I totally agree with drstrawl. Recording everyone at the same time, at least musically speaking will give the best sense of "band". Overdubbing is really quite overrated. I have found that the one instrument that requires the most time is drums. Once that is done, then the guitars take the next most time. Bass is next. Vocals are a snap, but this is the one track that I may want to do later, along with solos.
Here is another method that has proved it's weight for me.
Regardless of whether you will track everyone at once, or overdub after the drums are laid, try recording the whole song in one day, and if that goes quick, do a 2-3 hour push mix for later reference.

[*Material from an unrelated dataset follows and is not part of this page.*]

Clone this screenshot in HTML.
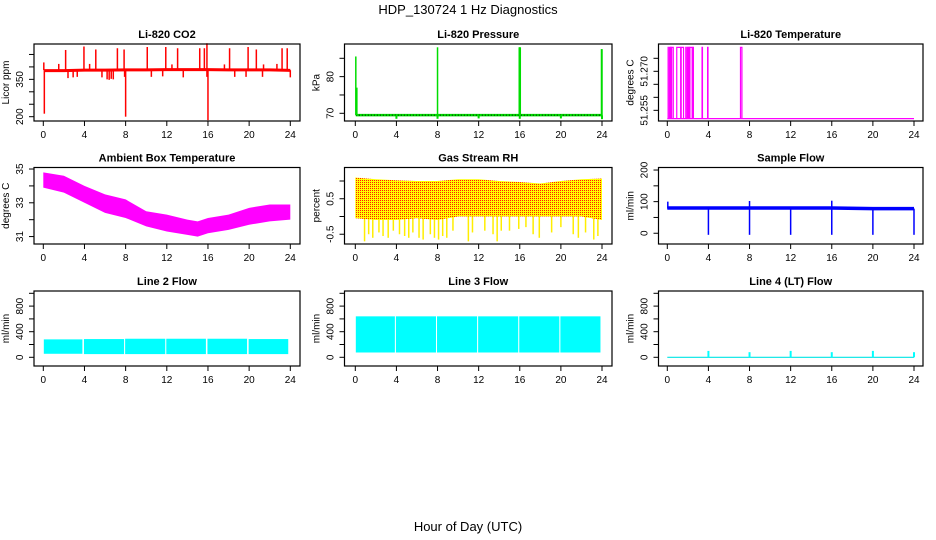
<!DOCTYPE html>
<html><head><meta charset="utf-8"><style>
html,body{margin:0;padding:0;background:#fff;}
svg{display:block;font-family:"Liberation Sans",Arial,sans-serif;}
</style></head><body>
<svg id="chart" width="936" height="540" viewBox="0 0 936 540" xmlns="http://www.w3.org/2000/svg">
<defs>
<pattern id="rhpat" width="2" height="2" patternUnits="userSpaceOnUse">
<rect width="2" height="2" fill="#ffff00"/><rect x="0" y="0" width="1" height="1" fill="#ff2000"/>
</pattern>
</defs>
<text x="468" y="14" text-anchor="middle" font-size="13">HDP_130724  1 Hz Diagnostics</text>
<text x="468" y="531" text-anchor="middle" font-size="13">Hour of Day (UTC)</text>
</svg>
<script>
// ---- data ----
const xTicks = [0,4,8,12,16,20,24];
// CO2
const co2BaseHours = [0.1,2,4,6,8,10,12,14,16,18,20,22,24];
const co2BaseVals = [385,385,387,387,388,388,389,389,389,388,388,388,386];
const co2SpikeHours = [2.17,3.95,5.1,7.2,7.85,10.1,11.9,13.05,15.2,15.65,15.9,18.1,19.9,20.7,23.2,23.7,1.5,4.5,12.5,17.6,21.4,22.7,0.05];
const co2SpikeVals = [468,482,470,475,470,480,480,475,475,475,495,475,480,470,475,475,412,412,410,410,410,412,418];
const co2DipHours = [0.1,2.4,2.9,3.3,5.7,6.2,6.4,6.6,6.8,7.9,8.0,10.5,11.6,13.6,15.9,16.0,18.6,19.7,21.3,24];
const co2DipVals = [212,355,358,360,358,350,348,352,350,360,200,360,362,358,360,186,360,360,360,358];
// Pressure
const presBase = 69.5;
const presSpikeHours = [0.05,0.15,8.0,15.95,16.0,16.05,23.95,24.0];
const presSpikeVals = [85.5,77,88,88,88,88,87.5,87.5];
const presDipHours = [4,8,12,16,20,24];
const presDipVals = [68.5,68.5,68.6,68.5,68.6,68.4];
// Li-820 temperature: intervals of the high state
const tempLow = 51.2518, tempHigh = 51.2792;
const tempHighStart = [0.08,0.22,0.32,0.42,0.92,1.35,1.8,1.95,2.05,2.2,2.5,3.38,3.92,7.12];
const tempHighEnd =   [0.1,0.28,0.36,0.58,1.3,1.58,1.84,2.0,2.15,2.42,2.54,3.42,3.96,7.26];
// Ambient box temperature band
const ambHours = [0,2,4,6,8,10,12,14,15,16,18,20,22,24];
const ambTop = [34.8,34.6,34.0,33.5,33.2,32.5,32.3,32.0,31.9,32.1,32.3,32.7,32.9,32.9];
const ambBot = [33.9,33.6,33.0,32.4,32.1,31.6,31.3,31.1,31.0,31.2,31.4,31.7,31.9,32.0];
// Gas stream RH band
const rhHours = [0,2,4,6,8,10,12,14,16,18,20,22,24];
const rhTop = [1.1,1.05,1.02,1.0,1.0,1.05,1.05,1.0,0.97,0.93,1.0,1.05,1.07];
const rhBot = [-0.05,-0.1,-0.1,-0.05,-0.1,0,0,0,0,0,0,0,-0.1];
const rhDipHours = [0.9,1.3,1.7,2.3,2.7,3.2,3.7,4.3,4.8,5.2,5.6,6.2,6.6,7.3,7.7,8.1,8.5,8.9,9.5,11,11.4,12.6,13.4,13.8,14.2,15,15.9,16.6,17.3,17.9,19.1,20,21.2,21.7,22.4,23.2,23.6];
const rhDipVals = [-0.7,-0.5,-0.6,-0.45,-0.55,-0.6,-0.4,-0.5,-0.55,-0.6,-0.45,-0.6,-0.65,-0.5,-0.6,-0.65,-0.55,-0.6,-0.4,-0.7,-0.45,-0.4,-0.5,-0.7,-0.4,-0.4,-0.35,-0.3,-0.5,-0.6,-0.45,-0.3,-0.5,-0.6,-0.45,-0.65,-0.55];
// Sample flow
const sfHours = [0,4,8,12,16,20,24];
const sfBase = [80,80,80,80,80,78,78];
const sfDropHours = [4,8,12,16,20,24];
const sfDropVals = [-5,-5,-5,-5,-5,-5];
const sfUpHours = [0.05,8.0,16.0];
const sfUpVals = [100,102,103];
// Line 2 flow band blocks
const l2Start = [0.05,3.95,7.95,11.95,15.95,19.95];
const l2End = [3.8,7.85,11.85,15.8,19.8,23.8];
const l2Top = [280,285,290,290,290,285];
const l2Bot = [55,50,50,50,50,50];
// Line 3 flow band blocks
const l3Start = [0.05,3.95,7.95,11.95,15.95,19.95];
const l3End = [3.85,7.85,11.85,15.85,19.85,23.85];
const l3Top = [640,640,640,640,640,640];
const l3Bot = [75,75,75,75,75,75];
// Line 4 flow spikes
const l4Hours = [4,8,12,16,20,24];
const l4Vals = [100,80,100,80,100,80];

// ---- layout ----
const svg = document.getElementById('chart');
const NS = 'http://www.w3.org/2000/svg';
const cols = [{L:34,R:300,x0:43.3,x24:290.3},{L:344.5,R:612,x0:355.3,x24:602},{L:658.5,R:923,x0:667.3,x24:914}];
const rows = [{T:44,B:121},{T:167.5,B:244},{T:291,B:366}];
function el(tag, attrs, parent){const e=document.createElementNS(NS,tag);for(const k in attrs)e.setAttribute(k,attrs[k]);(parent||svg).appendChild(e);return e;}

function panel(name,c,r,title,ylab,ymin,ymax,yticks,ylabels){
  const C=cols[c],R=rows[r];
  const g=el('g',{});
  
  
  const sx=h=>C.x0+(C.x24-C.x0)*h/24;
  const sy=v=>R.B-(v-ymin)/(ymax-ymin)*(R.B-R.T);
  const t=el('text',{x:(C.L+C.R)/2,y:R.T-6,'text-anchor':'middle','font-size':'11','font-weight':'bold'},g);
  t.textContent=title;
  
  
  const yl=el('text',{x:0,y:0,'text-anchor':'middle','font-size':'10',transform:`translate(${C.L-25},${(R.T+R.B)/2}) rotate(-90)`},g);
  yl.textContent=ylab;
  
  
  const plot=el('g',{},g);
  
  
  const box=el('rect',{x:C.L,y:R.T,width:C.R-C.L,height:R.B-R.T,fill:'none',stroke:'#000','stroke-width':1.2},g);
  
  
  const xa=el('g',{},g);
  
  
  xTicks.forEach(h=>{
    el('line',{x1:sx(h),x2:sx(h),y1:R.B,y2:R.B+5,stroke:'#000'},xa);
    const tl=el('text',{x:sx(h),y:R.B+17,'text-anchor':'middle','font-size':'10'},xa);
    tl.textContent=h;
  });
  const ya=el('g',{},g);
  
  
  yticks.forEach(v=>{el('line',{x1:C.L-5,x2:C.L,y1:sy(v),y2:sy(v),stroke:'#000'},ya);});
  ylabels.forEach(v=>{
    const tl=el('text',{x:0,y:0,'text-anchor':'middle','font-size':'10',transform:`translate(${C.L-11},${sy(v)}) rotate(-90)`},ya);
    tl.textContent=v;
  });
  return {plot,sx,sy};
}
function vline(p,h,v1,v2,color,w){el('line',{x1:p.sx(h),x2:p.sx(h),y1:p.sy(v1),y2:p.sy(v2),stroke:color,'stroke-width':w||1},p.plot);}

// CO2
let p=panel('co2',0,0,'Li-820 CO2','Licor ppm',182.7,492,[200,250,300,350,400,450],[200,350]);
el('polyline',{points:co2BaseHours.map((h,i)=>p.sx(h)+','+p.sy(co2BaseVals[i])).join(' '),fill:'none',stroke:'#ff0000','stroke-width':3},p.plot);
co2SpikeHours.forEach((h,i)=>vline(p,h,387,co2SpikeVals[i],'#ff0000',1.5));
co2DipHours.forEach((h,i)=>vline(p,h,387,co2DipVals[i],'#ff0000',1.5));

// Pressure
p=panel('pressure',1,0,'Li-820 Pressure','kPa',67.9,88.9,[70,75,80,85],[70,80]);
el('line',{x1:p.sx(0.05),x2:p.sx(24),y1:p.sy(presBase),y2:p.sy(presBase),stroke:'#00dd00','stroke-width':2.5},p.plot);
el('line',{x1:p.sx(0.05),x2:p.sx(24),y1:p.sy(presBase),y2:p.sy(presBase),stroke:'#000','stroke-width':1,'stroke-dasharray':'1 2'},p.plot);
presSpikeHours.forEach((h,i)=>vline(p,h,presBase,presSpikeVals[i],'#00dd00',1.5));
presDipHours.forEach((h,i)=>vline(p,h,presBase,presDipVals[i],'#00dd00',2));

// Temperature
p=panel('li820-temperature',2,0,'Li-820 Temperature','degrees C',51.2509,51.2805,[51.255,51.26,51.265,51.27,51.275],['51.255','51.270']);
el('line',{x1:p.sx(0),x2:p.sx(24),y1:p.sy(tempLow),y2:p.sy(tempLow),stroke:'#ff00ff','stroke-width':1.2},p.plot);
tempHighStart.forEach((s,i)=>{
  const e=tempHighEnd[i];
  el('path',{d:`M${p.sx(s)},${p.sy(tempLow)}V${p.sy(tempHigh)}H${p.sx(e)}V${p.sy(tempLow)}`,fill:'none',stroke:'#ff00ff','stroke-width':1.2},p.plot);
});

// Ambient
p=panel('ambient-box-temperature',0,1,'Ambient Box Temperature','degrees C',30.56,35.09,[31,32,33,34,35],[31,33,35]);
el('polygon',{points:ambHours.map((h,i)=>p.sx(h)+','+p.sy(ambTop[i])).concat(ambHours.map((h,i)=>p.sx(h)+','+p.sy(ambBot[i])).reverse()).join(' '),fill:'#ff00ff'},p.plot);

// RH
p=panel('gas-stream-rh',1,1,'Gas Stream RH','percent',-0.775,1.38,[-0.5,0,0.5,1],['-0.5','0.5']);
rhDipHours.forEach((h,i)=>vline(p,h,0.2,rhDipVals[i],'#ffee00',1.5));
el('polygon',{points:rhHours.map((h,i)=>p.sx(h)+','+p.sy(rhTop[i])).concat(rhHours.map((h,i)=>p.sx(h)+','+p.sy(rhBot[i])).reverse()).join(' '),fill:'url(#rhpat)'},p.plot);

// Sample flow
p=panel('sample-flow',2,1,'Sample Flow','ml/min',-34,208,[0,50,100,150,200],[0,100,200]);
el('polyline',{points:sfHours.map((h,i)=>p.sx(h)+','+p.sy(sfBase[i])).join(' '),fill:'none',stroke:'#0000ff','stroke-width':3.5},p.plot);
sfDropHours.forEach((h,i)=>vline(p,h,78,sfDropVals[i],'#0000ff',1.5));
sfUpHours.forEach((h,i)=>vline(p,h,78,sfUpVals[i],'#0000ff',1.5));

// Line 2
p=panel('line-2-flow',0,2,'Line 2 Flow','ml/min',-136,1036,[0,200,400,600,800,1000],[0,400,800]);
l2Start.forEach((s,i)=>el('rect',{x:p.sx(s),y:p.sy(l2Top[i]),width:p.sx(l2End[i])-p.sx(s),height:p.sy(l2Bot[i])-p.sy(l2Top[i]),fill:'#00ffff'},p.plot));

// Line 3
p=panel('line-3-flow',1,2,'Line 3 Flow','ml/min',-136,1036,[0,200,400,600,800,1000],[0,400,800]);
l3Start.forEach((s,i)=>el('rect',{x:p.sx(s),y:p.sy(l3Top[i]),width:p.sx(l3End[i])-p.sx(s),height:p.sy(l3Bot[i])-p.sy(l3Top[i]),fill:'#00ffff'},p.plot));

// Line 4
p=panel('line-4-lt-flow',2,2,'Line 4 (LT) Flow','ml/min',-136,1036,[0,200,400,600,800,1000],[0,400,800]);
el('line',{x1:p.sx(0),x2:p.sx(24),y1:p.sy(0),y2:p.sy(0),stroke:'#00e5e5','stroke-width':1.2},p.plot);
l4Hours.forEach((h,i)=>vline(p,h,0,l4Vals[i],'#00ffff',2));
</script>
</body></html>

I say this because often, production preferences tend to change from day to day depending upon everyones mood, and your ears. I have found that most recordings that were done in the overdub route lack continuity. Continuity is probably the single most important thing you can do as an engineer.
If I am doing the overdub route, I will always fall back on the mic placement, and amp settings for guitars, bass, keys...etc....and definately mic placement for vocals. I do this regardless of whether it sounds good the next time or not to my ears. I have been doing this long enough to know that from day to day my ears hear just a bit different, and my preferences can be quite different. Without something to fall back on, if I were to change things every session, I would probably wind up with some really wacky stuff. But this is not always a bad thing of course.
Anyway, the advantage of recording all the parts in one day are.....1-You don't burn out the singer, or put undo pressure on them to crank out multiple songs in a session. They can approach each song for a short amount of time and really give it there all, and have a whole 24 hours to rest before the next vocal part is recorded. 2-The ideas that come from the gut, and early in sessions tend to be the best stuff. When you have too much time to think about parts and tones, you start making stale production. 3-Production tends to not sound cookie cutter. You tend to make things work together, and this gives each song it's own flavor.
I could go on, but hey, just one opinion here.